Une fracture entre ville et campagne consommée
La fracture entre la ville et la campagne constitue l’autre remarquable observation de ces élections fédérales. Comme l’illustre le graphique ci-dessous, plus l’électorat est citadin, plus il vote à gauche – Parti socialiste et Verts.
Ces chiffres illustrent notamment le paradoxe selon lequel l’électorat des villes élit des politiciens de gauche décidés à prendre des mesures radicales pour lutter contre le changement climatique, alors que ce sont précisément les gens habitant à la campagne qui seront le plus touchés par lesdites mesures. Dans la presse dominicale, l’élue neuchâteloise verte Céline Vara, expliquait qu’il faudrait «faire des efforts pour répondre à l’urgence climatique». Mais qui devra donc faire des efforts? Il y a peu de chance que cela soit la population urbaine qui l’a élue et qui a bien assez de moyens pour payer une taxe sur un billet d’avion ou un abonnement de transport public. La population vivant à la campagne, dépendante de la voiture, devra cependant s’acquitter d’une taxe sur l’essence ou d’autres restrictions liées à la mobilité personnelle.

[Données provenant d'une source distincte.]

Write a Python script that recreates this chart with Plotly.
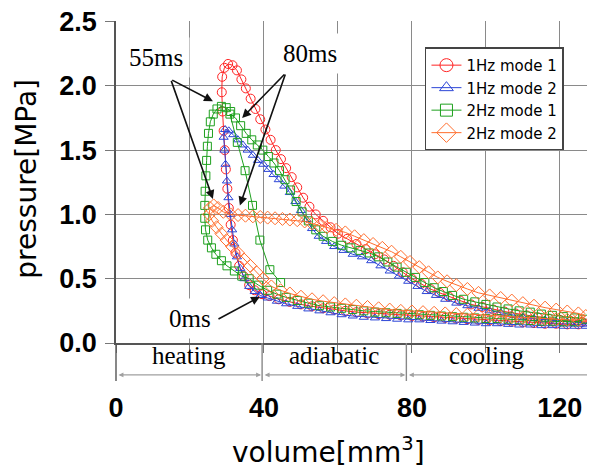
import plotly.graph_objects as go

# ---------------- data ----------------
SERIES_NAMES = ["1Hz mode 1", "1Hz mode 2", "2Hz mode 1", "2Hz mode 2"]

RED_V = [39.5, 37.5, 36, 34.5, 33.3, 32.3, 31.6, 31, 30.5, 30.1, 29.7, 29.4, 29.1, 28.8, 28.6, 28.7,
         29.3, 30.3, 31.5, 32.7, 33.9, 35.1, 36.4, 37.7, 39, 40.4, 41.8, 43.2, 44.6, 46, 47.5, 49,
         50.6, 52.3, 54, 56, 58, 60, 62.5, 65, 67.5, 70, 72.5, 75, 77.5, 80, 82.5, 85, 87.5, 90, 93,
         96, 99, 102, 105, 108, 111, 114, 117, 120, 123, 126, 128,
         125, 122, 119, 116, 113, 110, 107, 104, 101, 98, 95, 92, 89, 86, 83, 80, 77, 74, 71, 68,
         65, 62, 59, 56, 53, 50, 47, 44, 41.5, 39.5]
RED_P = [0.38, 0.41, 0.45, 0.52, 0.6, 0.7, 0.8, 0.92, 1.05, 1.2, 1.35, 1.5, 1.65, 1.8, 1.95, 2.07,
         2.14, 2.17, 2.16, 2.12, 2.05, 1.98, 1.9, 1.82, 1.74, 1.66, 1.58, 1.5, 1.43, 1.36, 1.29, 1.21,
         1.13, 1.06, 1.0, 0.95, 0.9, 0.85, 0.81, 0.77, 0.73, 0.69, 0.65, 0.6, 0.55, 0.5, 0.46, 0.42,
         0.39, 0.36, 0.33, 0.3, 0.28, 0.26, 0.245, 0.23, 0.215, 0.2, 0.19, 0.18, 0.17, 0.165, 0.16,
         0.145, 0.145, 0.15, 0.15, 0.155, 0.16, 0.165, 0.17, 0.175, 0.18, 0.185, 0.19, 0.195, 0.2,
         0.205, 0.21, 0.215, 0.22, 0.225, 0.23, 0.24, 0.25, 0.26, 0.27, 0.285, 0.3, 0.32, 0.34,
         0.365, 0.38]

BLUE_V = [39, 37.5, 36, 34.7, 33.6, 32.7, 32, 31.4, 30.9, 30.4, 30, 29.6, 29.3, 29.1, 29.5, 30.5,
          31.7, 33, 34.3, 35.6, 37, 38.4, 39.8, 41.2, 42.6, 44, 45.5, 47, 48.5, 50, 51.5, 53, 54.8,
          56.8, 59, 61.5, 64, 66.5, 69, 71.5, 74, 76.5, 79, 81.5, 84, 86.5, 89, 92, 95, 98, 101,
          104, 107, 110, 113, 116, 119, 122, 125, 128, 130,
          127, 124, 121, 118, 115, 112, 109, 106, 103, 100, 97, 94, 91, 88, 85, 82, 79, 76, 73, 70,
          67, 64, 61, 58, 55, 52, 49, 46, 43.5, 41, 39]
BLUE_P = [0.37, 0.4, 0.44, 0.5, 0.58, 0.67, 0.77, 0.88, 1.0, 1.13, 1.26, 1.39, 1.5, 1.6, 1.66, 1.65,
          1.62, 1.58, 1.54, 1.5, 1.46, 1.42, 1.39, 1.35, 1.31, 1.27, 1.22, 1.17, 1.1, 1.03, 0.96,
          0.89, 0.83, 0.79, 0.75, 0.72, 0.69, 0.67, 0.64, 0.6, 0.56, 0.52, 0.48, 0.44, 0.4, 0.37,
          0.34, 0.31, 0.29, 0.27, 0.25, 0.235, 0.22, 0.2, 0.19, 0.18, 0.17, 0.165, 0.16, 0.155, 0.15,
          0.13, 0.13, 0.13, 0.135, 0.135, 0.14, 0.14, 0.145, 0.15, 0.15, 0.155, 0.16, 0.165, 0.17,
          0.175, 0.18, 0.18, 0.185, 0.19, 0.195, 0.2, 0.21, 0.22, 0.235, 0.25, 0.265, 0.285, 0.305,
          0.325, 0.35, 0.37]

GREEN_V = [44.5, 41.6, 38.9, 36.9, 34.9, 32.8, 30.8,
           32.3, 33.7, 35.2, 36.7, 38.2, 39.7, 41.2, 42.7, 44.2, 45.7, 47.2, 48.7, 50.3, 52, 54, 56,
           58.5, 61, 63.5, 66, 68.5, 71, 73.5, 76, 78.5, 81, 83.5, 86, 88.5, 91, 94, 97, 100, 103,
           106, 109, 112, 115, 118, 121, 124, 127,
           124, 121, 118, 115, 112, 109, 106, 103, 100, 97, 94, 91, 88, 85, 82, 79, 76, 73, 70, 67,
           64, 61, 58, 55, 52, 49, 46, 43.5, 41, 38.5,
           36, 34, 32, 30, 28.5, 27, 25.8, 24.8, 24.2, 24, 24, 24.1, 24.3, 24.5, 24.7, 25, 25.5, 26.3,
           27.3, 28.5, 29.8, 31]
GREEN_P = [0.47, 0.57, 0.8, 1.07, 1.34, 1.56, 1.78,
           1.75, 1.69, 1.63, 1.58, 1.54, 1.5, 1.45, 1.4, 1.34, 1.27, 1.19, 1.1, 1.02, 0.95, 0.88,
           0.83, 0.79, 0.76, 0.74, 0.72, 0.7, 0.67, 0.63, 0.59, 0.55, 0.51, 0.47, 0.43, 0.4, 0.37,
           0.34, 0.32, 0.3, 0.28, 0.265, 0.25, 0.24, 0.225, 0.215, 0.205, 0.195, 0.185,
           0.165, 0.165, 0.17, 0.17, 0.175, 0.18, 0.185, 0.19, 0.19, 0.195, 0.2, 0.205, 0.21, 0.215,
           0.22, 0.225, 0.23, 0.235, 0.24, 0.25, 0.26, 0.27, 0.28, 0.29, 0.31, 0.33, 0.355, 0.38,
           0.41, 0.45,
           0.5, 0.52, 0.56, 0.6, 0.64, 0.69, 0.74, 0.8, 0.88, 0.97, 1.07, 1.18, 1.3, 1.42, 1.53, 1.63,
           1.72, 1.78, 1.82, 1.84, 1.83, 1.8]

ORANGE_V = [39.7, 38, 36.3, 34.6, 33, 31.4, 29.9, 28.5, 27.2, 26, 25.2, 25.4, 26.4, 27.6, 29, 31,
            33, 35, 37, 39, 41, 43, 45, 47, 49, 51, 53, 55, 57, 59.5, 62, 64.5, 67, 69.5, 72, 74.5,
            77, 79.5, 82, 84.5, 87, 89.5, 92, 95, 98, 101, 104, 107, 110, 113, 116, 119, 122, 125, 127,
            125, 122, 119, 116, 113, 110, 107, 104, 101, 98, 95, 92, 89, 86, 83, 80, 77, 74, 71, 68,
            65, 62, 59, 56, 53, 50, 47, 44.5, 42, 39.7]
ORANGE_P = [0.5, 0.55, 0.6, 0.65, 0.7, 0.75, 0.8, 0.85, 0.9, 0.95, 1.0, 1.05, 1.07, 1.05, 1.02, 1.0,
            0.995, 0.99, 0.985, 0.98, 0.975, 0.97, 0.965, 0.96, 0.955, 0.945, 0.93, 0.915, 0.9, 0.88,
            0.86, 0.83, 0.8, 0.77, 0.74, 0.71, 0.67, 0.63, 0.59, 0.55, 0.51, 0.48, 0.45, 0.42, 0.39,
            0.37, 0.35, 0.33, 0.31, 0.29, 0.275, 0.26, 0.245, 0.23, 0.21,
            0.18, 0.18, 0.185, 0.185, 0.19, 0.195, 0.2, 0.205, 0.21, 0.215, 0.22, 0.225, 0.23, 0.235,
            0.24, 0.245, 0.25, 0.26, 0.27, 0.28, 0.29, 0.3, 0.31, 0.325, 0.34, 0.36, 0.385, 0.41,
            0.44, 0.5]

X_TICKS = [0, 20, 40, 60, 80, 100, 120]
X_TICK_TEXT = ["0", "", "40", "", "80", "", "120"]
Y_TICKS = [0.0, 0.5, 1.0, 1.5, 2.0, 2.5]
Y_TICK_TEXT = ["0.0", "0.5", "1.0", "1.5", "2.0", "2.5"]
X_MAX = 129.5
Y_MAX = 2.5

PHASE_NAMES = ["heating", "adiabatic", "cooling"]
PHASE_EDGES = [0, 39.5, 78.5, 129.5]

# time-mark annotations: (label, [(head_x, head_y), ...])
TIME_MARKS = [
    ("55ms", [(26.2, 1.88), (26.2, 1.12)]),
    ("80ms", [(34.1, 1.75), (33.5, 1.07)]),
    ("0ms", [(38.9, 0.36)]),
]

# ---------------- styling ----------------
COLORS = ["rgb(255,35,35)", "rgb(45,70,215)", "rgb(30,160,30)", "rgb(255,110,45)"]
SYMBOLS = ["circle-open", "triangle-up-open", "square-open", "diamond-open"]
SIZES = [9, 8, 8, 10]
LEG_SIZES = [13, 12, 12, 15]

series = [(RED_V, RED_P), (BLUE_V, BLUE_P), (GREEN_V, GREEN_P), (ORANGE_V, ORANGE_P)]

fig = go.Figure()
for (v, p), name, c, s, sz in zip(series, SERIES_NAMES, COLORS, SYMBOLS, SIZES):
    fig.add_trace(go.Scatter(
        x=v, y=p, mode="lines+markers", name=name, showlegend=False,
        line=dict(color=c, width=1),
        marker=dict(symbol=s, size=sz, color=c, line=dict(color=c, width=1)),
    ))
for name, c, s, sz in zip(SERIES_NAMES, COLORS, SYMBOLS, LEG_SIZES):
    fig.add_trace(go.Scatter(
        x=[None], y=[None], mode="lines+markers", name=name,
        line=dict(color=c, width=1),
        marker=dict(symbol=s, size=sz, color=c, line=dict(color=c, width=1)),
    ))

SERIF = "Liberation Serif, Times New Roman, serif"
SANS = "Liberation Sans, Arial, sans-serif"
WIDE = "DejaVu Sans, Verdana, sans-serif"

# time labels with white boxes (cover gridlines)
label_pos = {"55ms": (10.8, 2.22), "80ms": (52.4, 2.25), "0ms": (20.0, 0.19)}
for label, heads in TIME_MARKS:
    lx, ly = label_pos[label]
    fig.add_annotation(x=lx, y=ly, xref="x", yref="y", text=label, showarrow=False,
                       xanchor="center", yanchor="middle",
                       font=dict(family=SERIF, size=25, color="black"),
                       bgcolor="white", borderpad=6)

tails = {"55ms": (14.8, 2.05), "80ms": (45.9, 2.1), "0ms": (27.3, 0.18)}
for label, heads in TIME_MARKS:
    tx, ty = tails[label]
    for hx, hy in heads:
        fig.add_annotation(x=hx, y=hy, xref="x", yref="y", ax=tx, ay=ty, axref="x", ayref="y",
                           text="", showarrow=True, arrowhead=2, arrowsize=1.1,
                           arrowwidth=1.6, arrowcolor="#111")

# phase brackets below the axis
BR_Y = -0.099
for i, name in enumerate(PHASE_NAMES):
    a, b = PHASE_EDGES[i], PHASE_EDGES[i + 1]
    fig.add_annotation(x=b, y=BR_Y, xref="x", yref="paper", ax=a, ay=0, axref="x", ayref="pixel",
                       text="", showarrow=True, arrowhead=2, arrowside="end+start",
                       arrowsize=0.9, arrowwidth=1.1, arrowcolor="#a0a0a0",
                       standoff=1, startstandoff=1)
    mid = (a + min(b, 122)) / 2 if i == 2 else (a + b) / 2
    fig.add_annotation(x=mid, y=-0.04, xref="x", yref="paper", text=name, showarrow=False,
                       xanchor="center", yanchor="middle",
                       font=dict(family=SERIF, size=25, color="black"))
for e in PHASE_EDGES[:3]:
    fig.add_shape(type="line", xref="paper", yref="paper", x0=e / X_MAX, x1=e / X_MAX,
                  y0=0, y1=-0.118, line=dict(color="#555" if e == 0 else "#888", width=1.4))

# axis titles
fig.add_annotation(x=0.443, y=-0.335, xref="paper", yref="paper",
                   text="volume[mm<sup>3</sup>]", showarrow=False,
                   xanchor="center", yanchor="middle",
                   font=dict(family=WIDE, size=28, color="black"))
fig.add_annotation(x=-0.186, y=0.51, xref="paper", yref="paper", text="pressure[MPa]",
                   textangle=-90, showarrow=False, xanchor="center", yanchor="middle",
                   font=dict(family=WIDE, size=28, color="black"))

# the page body adds an 8 px offset, so the figure is sized to the remaining window
fig.update_layout(
    width=587, height=462,
    margin=dict(l=108, r=0, t=13, b=127, autoexpand=False),
    paper_bgcolor="white", plot_bgcolor="white",
    showlegend=True,
    legend=dict(x=0.645, y=0.918, xanchor="left", yanchor="top",
                bgcolor="white", bordercolor="#444", borderwidth=1.5,
                font=dict(family=WIDE, size=15, color="black"),
                tracegroupgap=0, itemwidth=30),
    xaxis=dict(range=[0, X_MAX], tickvals=X_TICKS, ticktext=X_TICK_TEXT,
               showgrid=True, gridcolor="#8a8a8a", gridwidth=1.3, zeroline=False,
               showline=True, linecolor="#555", linewidth=1.5,
               ticks="outside", ticklen=8, tickcolor="#777", tickwidth=1.3,
               ticklabelstandoff=32, ticklabeloverflow="allow",
               tickfont=dict(family=SANS, size=27, color="black", weight="bold")),
    yaxis=dict(range=[0, Y_MAX + 0.004], tickvals=Y_TICKS, ticktext=Y_TICK_TEXT,
               showgrid=True, gridcolor="#8a8a8a", gridwidth=1.3, zeroline=False,
               showline=True, linecolor="#555", linewidth=1.5,
               ticks="outside", ticklen=9, tickcolor="#777", tickwidth=1.3,
               ticklabelstandoff=3, ticklabeloverflow="allow",
               tickfont=dict(family=SANS, size=27, color="black", weight="bold")),
)

fig.write_html("out.html")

Ce fossé entre ville et campagne illustre un dysfonctionnement structurel semblable à celui à l’origine du mouvement des «gilets jaunes» en France. Le pouvoir politique moralisateur veut imposer ses normes à la population en étant convaincu d’en être proche et de comprendre ses problèmes. Cependant, comme nous l’avons vu, la gauche ne représente pour ainsi dire qu’uniquement une certaine faune académique, plutôt privilégiée et qui habite les villes.